Ivans are playing cards.
Mileses, including Solvei, are debating the wisdom of borrowing another strategy game from Bar; Mark, a voice of caution, does not know what will happen if all of them (Solvei, Mial, Miles, Milo, Stalas) all start screaming at each other in twenty directions.
And -
"I haven't ever seen one and I last heard about them when I was twelve, so I really couldn't tell you."
How do you think your various biologically interesting alts would react to requests for samples?
Stalas is looking troubled. When no one else immediately volunteers the question, he asks, "What are malice things exactly?"
"...Hard to explain, some of them," she says. "They steal the ground out of things, either slowly just by being near them or fast by tearing it out on purpose. Ground-ripped alive stuff dies. Ground-ripped dead stuff loses colour and structure and crumbles into grey dust. Somewhere that a malice has been, if they stayed long enough, we call it 'blighted' - things have had so much ground pulled out of them that nothing's alive anymore, and just standing in the middle of a bad blight patch can make you sick. There's a place called the Western Levels that's blighted so bad, if you throw a rock in and wait, it'll fall apart."
"Anyway, that's only what they do just existing and staying alive," says Sable. "What they try to accomplish - or seem like they're trying to accomplish - isn't great either; they... sort of try to be mage-kings. By mind-slaving anyone in reach and making war on everyone else."
"They can - with animals, and people who don't have groundsense, or don't have it strong enough - take over your mind and make you do whatever they want. It's one of the worst things a malice can do, because mind-slaved people remember afterward, if they're rescued - and sometimes you can't rescue them, you have to kill them before they kill you. My parents invented ground-shields that you can put on a person and then no kind of groundwork can touch them, not mind-slaving or ground-ripping but not healing either, and now that there's those, farmers can help in malice battles without getting mind-slaved."

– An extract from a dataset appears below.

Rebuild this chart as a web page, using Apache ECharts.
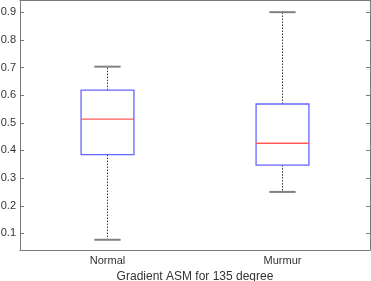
<!DOCTYPE html>
<html><head><meta charset="utf-8">
<script src="https://cdn.jsdelivr.net/npm/echarts@6/dist/echarts.min.js"></script>
<style>html,body{margin:0;padding:0;background:#fff}#c{width:371px;height:281px}</style>
</head><body><div id="c"></div>
<script>
const categories = ['Normal', 'Murmur'];
const lowerWhisker = [0.077, 0.250];
const q1 = [0.385, 0.347];
const median = [0.513, 0.426];
const q3 = [0.618, 0.568];
const upperWhisker = [0.703, 0.900];
const yTicks = [0.1, 0.2, 0.3, 0.4, 0.5, 0.6, 0.7, 0.8, 0.9];
const xTitle = 'Gradient ASM for 135 degree';

const data = categories.map((c, i) => [i, lowerWhisker[i], q1[i], median[i], q3[i], upperWhisker[i]]);
const axisColor = '#7a7a7a';
const textColor = '#333';
const font = 'Liberation Sans, Arial, sans-serif';

const chart = echarts.init(document.getElementById('c'), null, {renderer: 'canvas'});
chart.setOption({
  animation: false,
  grid: {left: 20, right: 1, top: 0, bottom: 31, containLabel: false, outerBoundsMode: 'none'},
  xAxis: [{
    type: 'category', data: categories, boundaryGap: true,
    axisLine: {lineStyle: {color: axisColor}},
    axisTick: {inside: true, alignWithLabel: true, length: 4, lineStyle: {color: axisColor}},
    axisLabel: {color: textColor, fontSize: 11, fontFamily: font, margin: 5},
    name: xTitle, nameLocation: 'middle', nameGap: 18,
    nameTextStyle: {color: textColor, fontSize: 12, fontFamily: font},
    splitLine: {show: false}
  }, {
    type: 'category', data: categories, position: 'top', boundaryGap: true,
    axisLine: {lineStyle: {color: axisColor}},
    axisTick: {inside: true, alignWithLabel: true, length: 4, lineStyle: {color: axisColor}},
    axisLabel: {show: false}, splitLine: {show: false}
  }],
  yAxis: [{
    type: 'value', min: 0.04, max: 0.944,
    axisLine: {show: true, lineStyle: {color: axisColor}},
    axisTick: {show: true, inside: true, length: 4, customValues: yTicks, lineStyle: {color: axisColor}},
    axisLabel: {color: textColor, fontSize: 11, fontFamily: font, margin: 4, customValues: yTicks,
      formatter: v => v.toFixed(1)},
    splitLine: {show: false}
  }, {
    type: 'value', min: 0.04, max: 0.944, position: 'right',
    axisLine: {show: true, lineStyle: {color: axisColor}},
    axisTick: {show: true, inside: true, length: 4, customValues: yTicks, lineStyle: {color: axisColor}},
    axisLabel: {show: false}, splitLine: {show: false}
  }],
  series: [{
    type: 'custom',
    xAxisIndex: 0, yAxisIndex: 0,
    data: data,
    encode: {x: 0, y: [1, 2, 3, 4, 5]},
    renderItem: function (params, api) {
      const xi = api.value(0);
      const pLow = api.coord([xi, api.value(1)]);
      const pQ1 = api.coord([xi, api.value(2)]);
      const pMed = api.coord([xi, api.value(3)]);
      const pQ3 = api.coord([xi, api.value(4)]);
      const pHigh = api.coord([xi, api.value(5)]);
      const band = api.size([1, 0])[0];
      const bw = band * 0.302;
      const cw = band * 0.15;
      const cx = pMed[0];
      const dotted = {stroke: '#333', lineWidth: 1, lineDash: [1.5, 1.5]};
      return {
        type: 'group',
        children: [
          {type: 'line', shape: {x1: cx, y1: pQ3[1], x2: cx, y2: pHigh[1]}, style: dotted},
          {type: 'line', shape: {x1: cx, y1: pQ1[1], x2: cx, y2: pLow[1]}, style: dotted},
          {type: 'line', shape: {x1: cx - cw / 2, y1: pHigh[1], x2: cx + cw / 2, y2: pHigh[1]}, style: {stroke: '#808080', lineWidth: 2}},
          {type: 'line', shape: {x1: cx - cw / 2, y1: pLow[1], x2: cx + cw / 2, y2: pLow[1]}, style: {stroke: '#808080', lineWidth: 2}},
          {type: 'rect', shape: {x: cx - bw / 2, y: pQ3[1], width: bw, height: pQ1[1] - pQ3[1]}, style: {fill: null, stroke: '#6565ff', lineWidth: 1.3}},
          {type: 'line', shape: {x1: cx - bw / 2, y1: pMed[1], x2: cx + bw / 2, y2: pMed[1]}, style: {stroke: '#ff5a5a', lineWidth: 1.3}}
        ]
      };
    }
  }]
});
</script>
</body></html>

"Sort of. They don't - the way they work is, a Lakewalker who knows how has to make the shield, right on the person - usually with something like a walnut on a string, that's the kind my father made first - and if they take it off it breaks and won't work again without another Lakewalker fixing it. So it's not a matter of everybody in the world getting a walnut and then you're done. And there aren't near enough Lakewalkers to go around fixing everybody's walnuts all the time if everybody had one. But for farmers near a malice breakout, if there's a spare maker to whip up a shield for them, it means they have options besides run away or get maliced."
"On what might astonishingly be a happier topic, do you have your own variant on the fairy curse or substitute therefor?"
"For some reason, all Mileses have some sort of painful and inconvenient health problem. Fragile bones, a tendency to bruise, whatever. In worlds where fairy curses are a possible phenomenon, it can manifest as a fairy curse."
"Oh. Yeah. I have a - ground injury. It hurts to do most things with my groundsense. But then Terraria happened and now it's much better."
"Terraria has a lot of really weird magic," she says. "A lot of it is horrible monsters that try to kill you, but some of it is useful things like heart candies, which are candies that you eat them and they make you unnaturally healthy."
"It is! I actually have some with me, is there anyone here who could really use some unnatural health?"
"I mean, if you have infinity of it to go around I won't turn you down but I'm planning to move out of my organic body and into a shiny rock and I'm not sure how much good it will do me after that..."
"I'm sort of curious what good it could possibly do me, but if you don't have it to spare for experiments I will do without."